Senator Shirley K. Turner (D-Mercer) testifies during today’s Senate voting session.


Part of Effort to Strengthen Community Policing

TRENTON — Senator Shirley Turner yesterday introduced legislation to require all law enforcement agencies in New Jersey – state and local – to establish minority recruitment programs. The bill aims to ensure that police departments more closely reflect the communities they serve, and is part of Senator Turner’s effort to promote positive and collaborative relationships between officers and residents.

“Police officers have difficult and often very dangerous jobs and we are grateful for the work they do to protect us. In order for them to be most effective, we have to ensure we are doing everything possible to help foster positive working relationships between officers and the communities they serve,” said Senator Turner. “Having a diverse police force helps provide officers with greater sensitivity to people from all backgrounds and allows residents to better identify with the officers patrolling their neighborhoods. Officers’ jobs undoubtedly become easier when the force reflects the diversity of the public they have sworn to protect.”

The bill would require departments to create minority recruitment and selection programs in accordance with guidelines issued by the Attorney General. The programs would include specific goals for recruiting and hiring minorities and women, timelines for meeting those goals and methods for determining whether they have been met. County prosecutors would monitor the results within county and municipal agencies, and the Attorney General would monitor the results for state police and other state law enforcement agencies. The bill also would require public reporting on racial and gender breakdowns within the departments, and information pertaining to applicants, hiring, and promotions.

The senator’s bill was introduced the same day the Obama Administration announced a strategy to strengthen community policing, including a proposal that will provide $75 million in federal matching funds over three years for police departments to purchase police body cameras. Senator Turner is also the sponsor of legislation (S2399) requiring all police officers in New Jersey be equipped with the small video devices.
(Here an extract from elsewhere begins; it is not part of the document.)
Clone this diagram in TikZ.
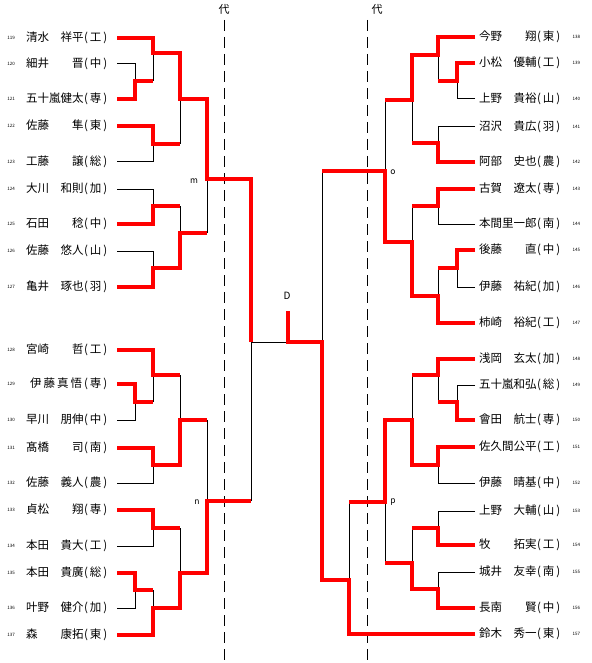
\documentclass[tikz,border=0pt]{standalone}
\usepackage{fontspec}
\newfontfamily\jpfont{Noto Sans CJK JP}
\usetikzlibrary{positioning}

\newcommand{\schbox}[1]{\makebox[27pt]{(\kern2pt#1\kern2pt)}}

\begin{document}
\begin{tikzpicture}[
  x=1pt, y=-1pt,
  line join=miter,
  win/.style={draw=red, line width=4pt},
  lose/.style={draw=black, line width=1pt},
  sepline/.style={draw=black, line width=1pt, dash pattern=on 11pt off 6pt},
  player/.style={inner sep=0pt, font=\jpfont\fontsize{11.5}{11.5}\selectfont},
  seedno/.style={inner sep=0pt, font=\jpfont\fontsize{4.5}{5}\selectfont},
  blocktag/.style={inner sep=0pt, font=\jpfont\fontsize{8.5}{8.5}\selectfont},
  seplabel/.style={inner sep=0pt, font=\jpfont\fontsize{11}{11}\selectfont}
]
\useasboundingbox (0,0) rectangle (591,663);

% separation lines
\draw[sepline] (224,20) -- (224,663);
\draw[sepline] (367,20) -- (367,663);
\node[seplabel] (dail) at (224,9) {代};
\node[seplabel] (dair) at (377,9) {代};

% left block
\foreach \n/\y/\nm/\sc in {
  119/38/清水　祥平/工, 120/64/細井　　晋/中, 121/99/五十嵐健太/専,
  122/126/佐藤　　隼/東, 123/162/工藤　　譲/総, 124/189/大川　和則/加,
  125/224/石田　　稔/中, 126/251/佐藤　悠人/山, 127/287/亀井　琢也/羽,
  128/350/宮崎　　哲/工, 129/384/{\kern4pt 伊\hfill 藤\hfill 真\hfill 悟}/専,
  130/420/早川　朋伸/中, 131/448/髙橋　　司/南, 132/483/佐藤　義人/農,
  133/510/貞松　　翔/専, 134/546/本田　貴大/工, 135/573/本田　貴廣/総,
  136/608/叶野　健介/加, 137/635/森　　康拓/東}{
  \node[player, anchor=west] (p\n) at (26,\y)
    {\makebox[56pt][l]{\nm}\schbox{\sc}};
  \node[seedno, left=11pt of p\n] (no\n) {\n};
  \coordinate (s\n) at (117,\y);
}

% right block
\foreach \n/\y/\nm/\sc in {
  138/37/今野　　翔/東, 139/63/小松　優輔/工, 140/99/上野　貴裕/山,
  141/127/沼沢　貴広/羽, 142/162/阿部　史也/農, 143/189/古賀　遼太/専,
  144/224/本間里一郎/南, 145/250/後藤　　直/中, 146/287/伊藤　祐紀/加,
  147/323/柿崎　裕紀/工, 148/359/浅岡　玄太/加, 149/385/五十嵐和弘/総,
  150/420/會田　航士/専, 151/447/佐久間公平/工, 152/483/伊藤　晴基/中,
  153/511/上野　大輔/山, 154/545/牧　　拓実/工, 155/572/城井　友幸/南,
  156/608/長南　　賢/中, 157/634/鈴木　秀一/東}{
  \node[player, anchor=west] (p\n) at (479,\y)
    {\makebox[56pt][l]{\nm}\schbox{\sc}};
  \node[seedno, right=10pt of p\n] (no\n) {\n};
  \coordinate (s\n) at (475,\y);
}

% left: losing lines
\draw[lose] (s120) -| (135,81);
\draw[lose] (s123) -| (153,144);
\draw[lose] (s124) -| (153,206);
\draw[lose] (s126) -| (153,268);
\draw[lose] (s130) -| (135,402);
\draw[lose] (s132) -| (153,465);
\draw[lose] (s134) -| (153,528);
\draw[lose] (s136) -| (135,590);
\draw[lose] (153,81) -- (153,53);
\draw[lose] (180,99) -- (180,144);
\draw[lose] (180,233) -- (180,206);
\draw[lose] (207,179) -- (207,233);
\draw[lose] (153,402) -- (153,375);
\draw[lose] (180,375) -- (180,420);
\draw[lose] (153,590) -- (153,608);
\draw[lose] (180,528) -- (180,573);
\draw[lose] (207,420) -- (207,501);
\draw[lose] (251,501) -- (251,342) -- (288,342);

% right: losing lines
\draw[lose] (s140) -| (457,81);
\draw[lose] (s141) -| (438,143);
\draw[lose] (s144) -| (438,206);
\draw[lose] (s146) -| (457,268);
\draw[lose] (s149) -| (457,402);
\draw[lose] (s152) -| (438,465);
\draw[lose] (s153) -| (438,528);
\draw[lose] (s155) -| (438,589);
\draw[lose] (438,81) -- (438,55);
\draw[lose] (412,143) -- (412,100);
\draw[lose] (438,268) -- (438,296);
\draw[lose] (412,206) -- (412,242);
\draw[lose] (385,100) -- (385,171);
\draw[lose] (438,402) -- (438,375);
\draw[lose] (412,375) -- (412,420);
\draw[lose] (412,528) -- (412,563);
\draw[lose] (385,563) -- (385,502);
\draw[lose] (349,502) -- (349,580);
\draw[lose] (322,171) -- (322,342);

% left: winning paths
\draw[win] (s119) -| (153,53) -| (180,99) -| (207,179) -| (251,342);
\draw[win] (s121) -| (135,81) -- (153,81);
\draw[win] (s122) -| (153,144) -- (180,144);
\draw[win] (s125) -| (153,206) -- (180,206);
\draw[win] (s127) -| (153,268) -| (180,233) -- (207,233);
\draw[win] (s128) -| (153,375) -- (180,375);
\draw[win] (s129) -| (135,402) -- (153,402);
\draw[win] (s131) -| (153,465) -| (180,420) -- (207,420);
\draw[win] (s133) -| (153,528) -- (180,528);
\draw[win] (s135) -| (135,590) -- (153,590);
\draw[win] (s137) -| (153,608) -| (180,573) -| (207,501) -- (251,501);

% right: winning paths
\draw[win] (s138) -| (438,55) -| (412,100) -- (385,100);
\draw[win] (s139) -| (457,81) -- (438,81);
\draw[win] (s142) -| (438,143) -- (412,143);
\draw[win] (s143) -| (438,206) -- (412,206);
\draw[win] (s145) -| (457,268) -- (438,268);
\draw[win] (s147) -| (438,296) -| (412,242) -| (385,171) -- (322,171);
\draw[win] (s148) -| (438,375) -- (412,375);
\draw[win] (s150) -| (457,402) -- (438,402);
\draw[win] (s151) -| (438,465) -| (412,420) -| (385,502) -- (349,502);
\draw[win] (s154) -| (438,528) -- (412,528);
\draw[win] (s156) -| (438,589) -| (412,563) -- (385,563);
\draw[win] (s157) -| (349,580) -| (322,342) -| (288,311);

% block tags
\node[blocktag] (tagm) at (194,181) {m};
\node[blocktag] (tagn) at (197,502) {n};
\node[blocktag] (tago) at (393,172) {o};
\node[blocktag] (tagp) at (393,502) {p};
\node[blocktag, font=\jpfont\fontsize{10}{10}\selectfont] (tagd) at (287,296) {D};
\end{tikzpicture}
\end{document}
“Just as action is being taken nationally to strengthen community policing, we must also do the work required here in New Jersey. That means improving diversity in our police forces and providing officers with the tools they need to have the trust and respect of the residents they protect,” said Senator Turner. “Additional funding will make purchasing the technology that much easier for departments that often deal with tough budget conditions and are continuously working to tighten their belts.”